The world you see is what you gave it, nothing more than that.
But though it is no more than that, it is not less.
Therefore, to you it is important.
It is the witness to your state of mind,
the outside picture of an inward condition.
As a man thinketh, so does he perceive.
Therefore, seek not to change the world,
but choose to change your mind about the world.
Perception is a result and not a cause."
(A Course in Miracles, Text, Ch. 21, Introduction)
At first glance, that might sound passive. “Just change your mind?” Doesn’t the world need *action*?
But the Course isn’t telling us to ignore injustice or pretend everything’s fine. It’s pointing to something deeper:
Our state of consciousness shapes how we interpret the world—and how we respond to it. A fearful reaction can look like action, but it often just fuels the chaos. A clear, centered response—born from peace—has more power than a thousand frantic gestures.
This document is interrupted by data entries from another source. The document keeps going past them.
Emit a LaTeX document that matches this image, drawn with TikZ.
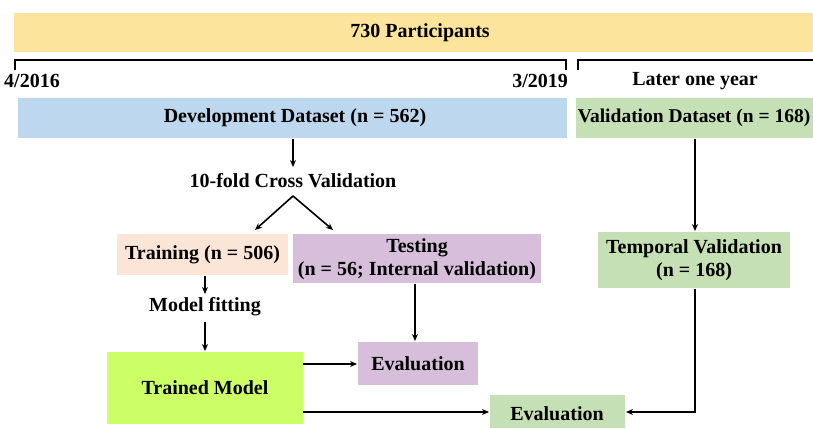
\documentclass[tikz,border=0pt]{standalone}
\usepackage{fontspec}
\setmainfont{Liberation Serif}
\usetikzlibrary{arrows.meta}
\definecolor{cyel}{HTML}{FCE49C}
\definecolor{cblue}{HTML}{BDD7EE}
\definecolor{cgreen}{HTML}{C5E0B4}
\definecolor{cpeach}{HTML}{FBE5D6}
\definecolor{cpurp}{HTML}{D7BFDB}
\definecolor{clime}{HTML}{CCFF66}
\tikzset{
  box/.style={draw=none, inner sep=0pt, font=\bfseries\fontsize{20}{23}\selectfont, align=center},
  lbl/.style={inner sep=0pt, font=\bfseries\fontsize{20}{23}\selectfont},
  arr/.style={-{Stealth[length=7pt,width=6pt]}, line width=1.6pt, black},
  brk/.style={line width=1.6pt, black},
}
\begin{document}
\begin{tikzpicture}[x=1pt,y=-1pt]
\useasboundingbox (0,0) rectangle (813,428);
% top bar
\fill[cyel] (14,13) rectangle (813,52);
\node[lbl] (part) at (420,33) {730 Participants};
% brackets
\draw[brk] (15,70) -- (15,60) -- (566,60) -- (566,70);
\draw[brk] (578,70) -- (578,60) -- (813,60);
\node[lbl, anchor=west] (d1) at (4,81) {4/2016};
\node[lbl, anchor=east] (d2) at (568,81) {3/2019};
\node[lbl] (later) at (695,81) {Later one year};
% boxes
\fill[cblue] (18,98) rectangle (567,138);
\node[lbl] (dev) at (295,118) {Development Dataset (n = 562)};
\coordinate (devb) at (293,139);
\fill[cgreen] (576,98) rectangle (813,138);
\node[lbl, font=\bfseries\fontsize{19.5}{23}\selectfont] (val) at (694,118) {Validation Dataset (n = 168)};
\coordinate (valb) at (695,139);

\node[lbl] (cv) at (293,181) {10-fold Cross Validation};
\coordinate (apex) at (293,196);

\fill[cpeach] (117,234) rectangle (288,275);
\node[lbl] (train) at (202.5,254.5) {Training (n = 506)};
\fill[cpurp] (293,234) rectangle (541,283);
\node[box] (test) at (417,259) {Testing\\(n = 56; Internal validation)};
\fill[cgreen] (598,232) rectangle (790,288);
\node[box] (temp) at (694,260) {Temporal Validation\\(n = 168)};

\node[lbl] (fit) at (205,307) {Model fitting};

\fill[clime] (107,352) rectangle (303,424);
\node[lbl] (model) at (205,388) {Trained Model};
\fill[cpurp] (358,342) rectangle (478,385);
\node[lbl] (ev1) at (418,364) {Evaluation};
\fill[cgreen] (490,395) rectangle (625,428);
\node[lbl] (ev2) at (557,414) {Evaluation};

% arrows
\draw[arr] (devb) -- (293,167);
\draw[arr] (apex) -- (255,230);
\draw[arr] (apex) -- (333,230);
\draw[arr] (valb) -- (695,231);
\draw[arr] (205,276) -- (205,294);
\draw[arr] (205,322) -- (205,351);
\draw[arr] (415,284) -- (415,341);
\draw[arr] (303,364) -- (357,364);
\draw[arr] (303,412) -- (489,412);
\draw[arr] (695,289) -- (695,412) -- (626,412);
\end{tikzpicture}
\end{document}
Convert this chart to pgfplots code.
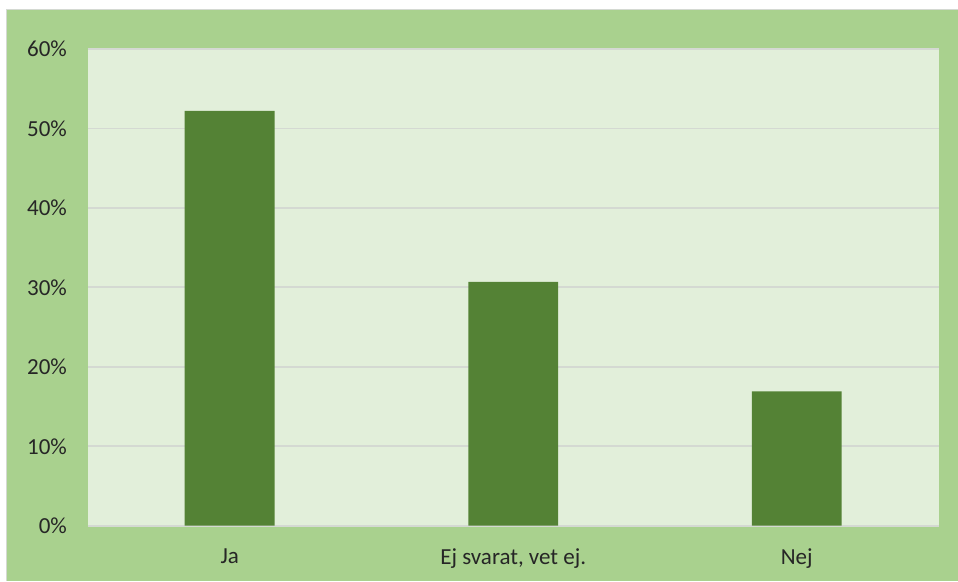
\documentclass[border=0pt]{standalone}
\usepackage{pgfplots}
\pgfplotsset{compat=1.18}
\usepackage{fontspec}
\setmainfont{Carlito}
\definecolor{outergreen}{HTML}{A9D18E}
\definecolor{plotgreen}{HTML}{E2EFDA}
\definecolor{bargreen}{HTML}{548235}
\definecolor{gridgray}{HTML}{D4D9D2}
\definecolor{txt}{HTML}{262626}
\begin{document}
\begin{tikzpicture}
  % canvas 958 x 581 px, 1 px = 0.5pt
  \fill[white] (0pt,0pt) rectangle (479pt,290.5pt);
  \fill[outergreen] (3.5pt,0pt) rectangle (479pt,285.5pt);
  \draw[gridgray,line width=0.5pt] (3.25pt,0pt) -- (3.25pt,285.75pt) -- (479pt,285.75pt);
  \begin{axis}[
    at={(44pt,27.5pt)}, anchor=south west,
    scale only axis,
    width=425.5pt, height=238.5pt,
    xmin=-0.5, xmax=2.5,
    ymin=0, ymax=60,
    ytick={0,10,...,60},
    yticklabel={\pgfmathprintnumber{\tick}\%},
    xtick=data,
    xticklabels={Ja, {Ej svarat, vet ej.}, Nej},
    axis background/.style={fill=plotgreen},
    ymajorgrids,
    grid style={gridgray, line width=0.9pt},
    axis x line*=bottom,
    axis y line*=left,
    y axis line style={draw=none},
    x axis line style={gridgray, line width=1pt, -},
    major tick length=0pt,
    tick label style={font=\fontsize{11.5}{13}\selectfont, text=txt},
    /pgf/number format/assume math mode=true,
    yticklabel style={xshift=-7pt},
    xticklabel style={yshift=-8pt},
    clip=false,
  ]
    \addplot[ybar, bar width=45pt, fill=bargreen, draw=none] coordinates {
      (0,52.2) (1,30.7) (2,16.9)
    };
  \end{axis}
\end{tikzpicture}
\end{document}
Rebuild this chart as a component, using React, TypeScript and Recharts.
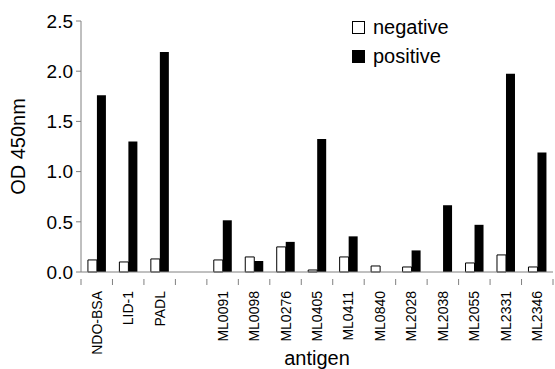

This doesn’t mean we sit in silence or float away on clouds of good vibes. It means we begin where all real change begins…within.
I got another taste of that truth shortly after we moved into our condo community. I was working out in our garage, and I heard a loud truck. It was Bob, our new neighbor. He wore a backward ball cap and walked like he owned the place. My first reaction? “Here comes trouble.” I braced for noise, complaints, confrontation.
But then I saw him helping an elderly neighbor carry groceries. A few days later, he was out improving landscaping in a common area—not for praise, just quietly improving the space. I had judged him before he said a word.
The moment I caught myself, I laughed—because I realized I had cast him into a role he never auditioned for. I projected my past experiences onto a person I didn’t know, then reacted to my own story, not reality.
When you shift your perception, the world around you doesn’t magically vanish, but your experience of it changes. You stop feeding the fear. You begin seeing through the noise. And from that new vision, you act differently, speak differently, show up differently.
And that, in turn, *does* change the world—because now you’re bringing something new to it.
This happened again during a recent election cycle. I found myself judging people online who voted differently than I did. I silently labeled them, questioned their values, dismissed their intelligence. And yet I kept scrolling, getting more agitated. The more I judged, the more disturbed I felt.
It wasn’t just politics—it was projection.
I was making the digital battlefield a projection screen for my own fear. Fear of losing control. Fear of being wrong. Fear that the world might not be safe unless “my side” won.
But the truth is, perception is a result, not a cause. And the moment I realized that, something softened. I stopped scrolling. I started breathing. And I began listening again.
So if you’re feeling overwhelmed, angry, or hopeless about what’s happening around you, consider this:
Maybe it’s not just the world that needs healing.
Maybe it’s our *way of seeing it*.
Each of these moments was an invitation to shift. Not because the world changed—but because I did. And when you change your mind about the world, even slightly, you start to see something new: not enemies, but mirrors. Not threats, but teachers.
When you change your mind, you’re not giving up the fight. You’re changing the battlefield—from reaction to reflection, from projection to perception, from chaos to clarity.
It might just be the most radical—and loving—thing you can do.